Rosado acha que tanto a igreja
quanto os Estados que não providenciam cuidados devem ser responsabilizados pelas mortes provocadas por abortos clandestinos
e pela Aids decorrente do sexo
desprotegido. "Os dois casos são
problemas graves de saúde pública", afirma. "O aborto é a terceira
causa de morte materna na país,
um fato totalmente inaceitável,
pois nenhuma mulher deveria
morrer por isso."
Abaixo, trechos da entrevista:
Folha - A Conferência do Cairo,
em 1994, foi vista como um grande
avanço para os direitos das mulheres. Como está a situação agora?

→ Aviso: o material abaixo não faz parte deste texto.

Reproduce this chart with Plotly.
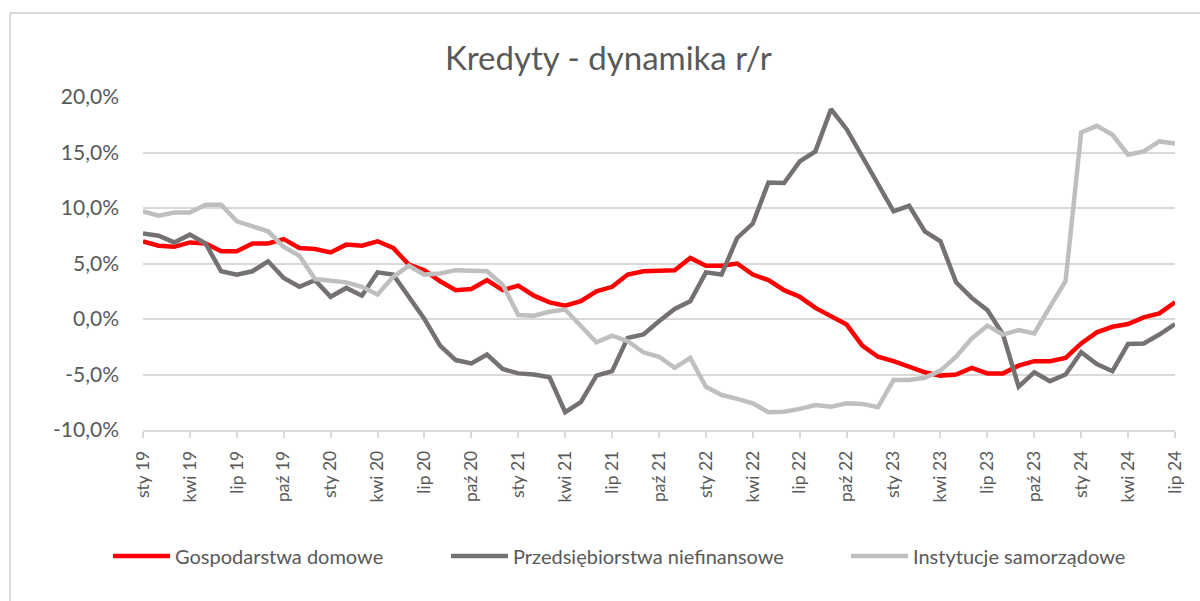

Maria José Rosado - Na época,
havia uma situação bastante favorável, e 197 países assinaram a
declaração se comprometendo a
avançar na questão dos direitos
da mulher. Estamos agora preparando as reuniões do "Cairo+10",
que ocorrerão no próximo ano,
em situação completamente desfavorável. O Vaticano encontrou
no governo Bush um aliado civil
que assumiu suas posições.
Folha - A carta aberta divulgada
pela assembléia de Atibaia é toda
dedicada à posição da igreja quanto à camisinha.

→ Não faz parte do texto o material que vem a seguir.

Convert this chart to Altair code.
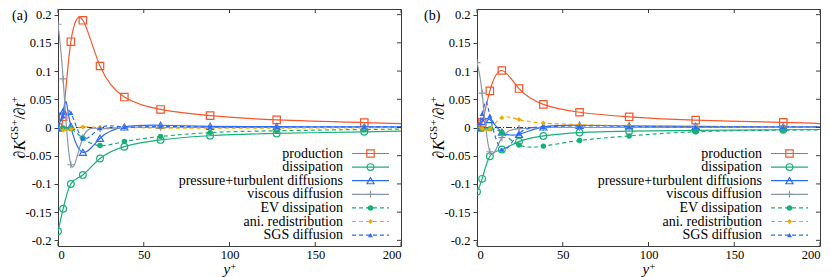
import altair as alt
import pandas as pd

# ---------------- data ----------------
YPLUS = [0.0, 3.0, 7.5, 14.5, 24.5, 38.7, 59.8, 88.7, 127.5, 178.6, 200.0]

SERIES = ["production", "dissipation", "pressure+turbulent diffusions",
          "viscous diffusion", "EV dissipation", "ani. redistribution",
          "SGS diffusion"]

# panel (a)
PROD_A = [0.0, 0.019, 0.152, 0.190, 0.109, 0.054, 0.032, 0.021, 0.0135, 0.0088, 0.007]
DISS_A = [-0.184, -0.144, -0.100, -0.084, -0.055, -0.034, -0.022, -0.0146, -0.0105, -0.0076, -0.0065]
PTD_A = [0.0, 0.028, 0.002, -0.044, -0.019, 0.001, 0.004, 0.002, 0.0015, 0.001, 0.001]
VISC_A = [0.183, 0.086, -0.066, -0.018, -0.002, 0.0, 0.0, 0.0, 0.0, 0.0, 0.0]
EV_A = [0.0, -0.001, -0.002, -0.019, -0.032, -0.025, -0.016, -0.009, -0.0058, -0.0035, -0.003]
ANI_A = [0.0, -0.005, -0.003, 0.001, 0.0, 0.0, -0.001, -0.001, -0.001, -0.0005, -0.0005]
SGS_A = [0.0, 0.020, 0.026, -0.019, -0.001, 0.001, 0.002, 0.001, 0.001, 0.001, 0.001]
# extra readings of curve extrema lying between markers (line only)
PEAK_YP_A = {"pressure+turbulent diffusions": [4.8]}
PEAK_V_A = {"pressure+turbulent diffusions": [0.045]}

# panel (b)
PROD_B = [0.0, 0.009, 0.065, 0.101, 0.069, 0.041, 0.027, 0.019, 0.013, 0.009, 0.007]
DISS_B = [-0.114, -0.091, -0.051, -0.039, -0.025, -0.015, -0.009, -0.0065, -0.005, -0.004, -0.0035]
PTD_B = [0.0, 0.011, 0.014, -0.008, -0.012, 0.001, 0.004, 0.003, 0.002, 0.001, 0.001]
VISC_B = [0.115, 0.061, -0.043, -0.018, -0.002, 0.0, 0.0, 0.0, 0.0, 0.0, 0.0]
EV_B = [0.0, -0.003, -0.002, -0.009, -0.031, -0.033, -0.023, -0.015, -0.0075, -0.0047, -0.004]
ANI_B = [0.0, -0.002, -0.003, 0.0175, 0.014, 0.008, 0.005, 0.003, 0.002, 0.001, 0.001]
SGS_B = [0.0, 0.024, 0.021, -0.039, -0.011, 0.001, 0.003, 0.002, 0.001, 0.001, 0.001]
PEAK_YP_B = {"SGS diffusion": [5.0]}
PEAK_V_B = {"SGS diffusion": [0.046]}

Y_TICKS = [-0.2, -0.15, -0.1, -0.05, 0.0, 0.05, 0.1, 0.15, 0.2]
X_TICKS = [0, 50, 100, 150, 200]

# ---------------- styling ----------------
W, H = 343, 237
FONT = "Liberation Serif"
FRAME = "#3c3c3c"
GREEN = "#1aaf78"
BLUE = "#2a6cf6"

STYLE = {
    "production": dict(color="#f5562b", dash=None, shape="square", filled=False, size=55),
    "dissipation": dict(color=GREEN, dash=None, shape="circle", filled=False, size=45),
    "pressure+turbulent diffusions": dict(color=BLUE, dash=None, shape="triangle-up", filled=False, size=50),
    "viscous diffusion": dict(color="#8c96aa", dash=None, shape="M-1,0L1,0M0,-1L0,1", filled=False, size=50),
    "EV dissipation": dict(color=GREEN, dash=[4, 3], shape="circle", filled=True, size=30),
    "ani. redistribution": dict(color="#f2a900", dash=[4, 3], shape="diamond", filled=True, size=25),
    "SGS diffusion": dict(color=BLUE, dash=[4, 3], shape="triangle-up", filled=True, size=25),
}

X_SCALE = alt.Scale(domain=[0, 200], nice=False, zero=False)
Y_SCALE = alt.Scale(domain=[-0.21, 0.21], nice=False, zero=False)

AX_X = alt.Axis(values=X_TICKS, title=None, grid=False, domain=False, ticks=False,
                labelPadding=2, format="d")
AX_Y = alt.Axis(values=Y_TICKS, title=None, grid=False, domain=False, tickSize=4,
                labelPadding=3,
                labelExpr="datum.value < 0 ? '-' + format(-datum.value, '~g') : format(datum.value, '~g')")

ONE = pd.DataFrame({"k": [0]})


def txt(s, x, y, size=12.5, style="normal", angle=0, align="left", baseline="alphabetic"):
    return alt.Chart(ONE).mark_text(
        font=FONT, fontSize=size, fontStyle=style, angle=angle, align=align,
        baseline=baseline, color="black"
    ).encode(x=alt.value(x), y=alt.value(y), text=alt.value(s))


def panel(values, peak_yp, peak_v, tag, tag_x):
    layers = []
    # zero reference line
    layers.append(
        alt.Chart(pd.DataFrame({"z": [0.0]})).mark_rule(
            color="black", strokeWidth=0.8, strokeDash=[6, 2, 1, 2]
        ).encode(y=alt.Y("z:Q", scale=Y_SCALE, axis=AX_Y))
    )
    # series
    for name, vals in zip(SERIES, values):
        st = STYLE[name]
        df = pd.DataFrame({"yp": YPLUS, "v": vals})
        ldf = pd.concat([df, pd.DataFrame({"yp": peak_yp.get(name, []),
                                           "v": peak_v.get(name, [])})])
        ldf = ldf.sort_values("yp").reset_index(drop=True)
        enc = dict(x=alt.X("yp:Q", scale=X_SCALE, axis=AX_X),
                   y=alt.Y("v:Q", scale=Y_SCALE, axis=AX_Y))
        lk = dict(interpolate="natural", clip=True, color=st["color"], strokeWidth=1.2)
        if st["dash"]:
            lk["strokeDash"] = st["dash"]
        layers.append(alt.Chart(ldf).mark_line(**lk).encode(
            order=alt.Order("yp:Q"), **enc))
        layers.append(
            alt.Chart(df).transform_filter("datum.yp < 190").mark_point(
                shape=st["shape"], filled=st["filled"], size=st["size"],
                color=st["color"], strokeWidth=1.2, opacity=1, clip=True
            ).encode(**enc)
        )
    # inward ticks: right, top, bottom
    ydf = pd.DataFrame({"t": Y_TICKS})
    xdf = pd.DataFrame({"t": X_TICKS})
    layers.append(alt.Chart(ydf).mark_rule(color=FRAME, strokeWidth=1).encode(
        y=alt.Y("t:Q", scale=Y_SCALE, axis=AX_Y), x=alt.value(W - 4), x2=alt.value(W)))
    layers.append(alt.Chart(xdf).mark_rule(color=FRAME, strokeWidth=1).encode(
        x=alt.X("t:Q", scale=X_SCALE, axis=AX_X), y=alt.value(H - 4), y2=alt.value(H)))
    layers.append(alt.Chart(xdf).mark_rule(color=FRAME, strokeWidth=1).encode(
        x=alt.X("t:Q", scale=X_SCALE, axis=AX_X), y=alt.value(0), y2=alt.value(4)))
    # legend (gnuplot style: label on the left, sample on the right)
    ly0, ldy = 144.5, 13.6
    for i, name in enumerate(SERIES):
        st = STYLE[name]
        yy = ly0 + i * ldy
        layers.append(txt(name, 285, yy, size=14, align="right", baseline="middle"))
        rk = dict(color=st["color"], strokeWidth=1.2)
        if st["dash"]:
            rk["strokeDash"] = st["dash"]
        layers.append(alt.Chart(ONE).mark_rule(**rk).encode(
            x=alt.value(294), x2=alt.value(331), y=alt.value(yy)))
        layers.append(alt.Chart(ONE).mark_point(
            shape=st["shape"], filled=st["filled"], size=st["size"],
            color=st["color"], strokeWidth=1.2, opacity=1
        ).encode(x=alt.value(312.5), y=alt.value(yy)))
    # panel tag
    layers.append(txt(tag, tag_x, 7, size=14, baseline="middle"))
    # y-axis title  dK^{GS+}/dt^{+}
    pieces = [("∂", 16, "normal", -33, 0.494), ("K", 16, "italic", -33, 0.667),
              ("GS+", 11, "normal", -40, 1.842), ("/", 16, "normal", -33, 0.278),
              ("∂", 16, "normal", -33, 0.494), ("t", 16, "italic", -33, 0.278),
              ("+", 11, "normal", -40, 0.564)]
    total = sum(p[1] * p[4] for p in pieces)
    cur = H / 2 + total / 2
    for s, sz, style, bx, em in pieces:
        layers.append(txt(s, bx, cur, size=sz, style=style, angle=270))
        cur -= sz * em
    # x-axis title  y^+
    layers.append(txt("y", 165.5, 265, size=15, style="italic"))
    layers.append(txt("+", 172.5, 261, size=10))
    return alt.layer(*layers).properties(width=W, height=H)


pa = panel([PROD_A, DISS_A, PTD_A, VISC_A, EV_A, ANI_A, SGS_A], PEAK_YP_A, PEAK_V_A, "(a)", -46)
pb = panel([PROD_B, DISS_B, PTD_B, VISC_B, EV_B, ANI_B, SGS_B], PEAK_YP_B, PEAK_V_B, "(b)", -53)

chart = alt.hconcat(pa, pb, spacing=76, bounds="flush").properties(
    padding=0
).configure_view(
    stroke=FRAME, strokeWidth=1
).configure_axis(
    labelFont=FONT, labelFontSize=12.5, labelColor="black", tickColor=FRAME
)

chart.save("out.html", embed_options={"renderer": "svg", "actions": False})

Rosado - A mensagem do Conselho Pontifício para a Pastoral da
Saúde provoca indignação. Como diz a carta, o documento vê a
Aids como uma "uma patologia
do espírito", afirma, mais uma
vez, que a causa de sua expansão é
o hedonismo, a sexualidade livre
e a ausência de valores morais,
reafirmando que a castidade, a fidelidade e a abstinência são as as
formas mais eficazes de prevenção. Mas a igreja -como diz a
carta- não pode continuar pretendendo ser a instância ética que
fala ao mundo, quando tem sido
protagonista de abusos sexuais
de menores e quando nega os direitos sexuais das mulheres.